A passenger, identified by middle name Olivia in the report, was initially brought in for a search by female agents. But things grew complicated when agents started reaching for her underwear.

"I told her: 'If the issue is what you are feeling, let me tell you what this is. It is my penis,'" Olivia explained.

TSA workers then insisted that Olivia be searched by male agents over her objections. Ultimately, she offered to pull down her underwear to show the agents she wasn't hiding carrying anything but her own body. Only then was she allowed to board the flight.

The findings of the ProPublica investigation show the consequences of failures in sensitivity training at the federal agency.

TSA officials have previously told The Advocatethat they were committed to working with trans groups on improvements. At the same time, the agency until 2015 referred to trans bodies as "anomalies." The new report suggests there has been little progress.

The ProPublica/Herald investigation suggests Olivia's experience is far from unique. The organizations searched through civil rights complaints against the TSA between January 2016 and April 2019. Turns out 5 percent of those, 298 complaints, come from transgender individuals.

But even that number likely underrepresents the complaints involving trans passengers; Olivia's complaint was initially filed as in a different category of "sex/gender/gender identity -- not transgender."

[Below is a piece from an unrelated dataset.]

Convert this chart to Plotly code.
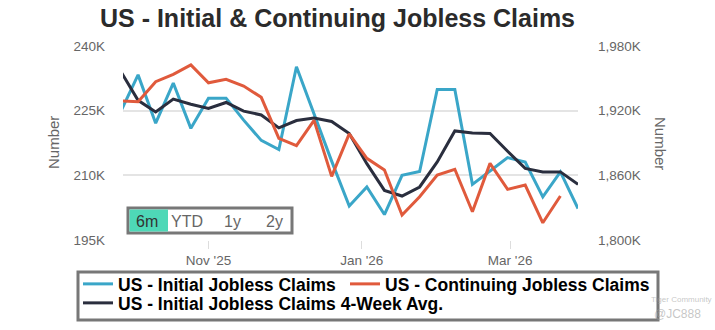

Many other passengers reported TSA agents demanding they pull up undergarments and expose parts as part of invasive searches; many of them have been pressured to expose their genitals.

"Transgender people have complained of profiling and other bad experiences of traveling while trans since TSA's inception and have protested its invasive body scanners since they were first introduced in 2010," said Harper Jean Tobin, director of policy at the National Center for Transgender Equality.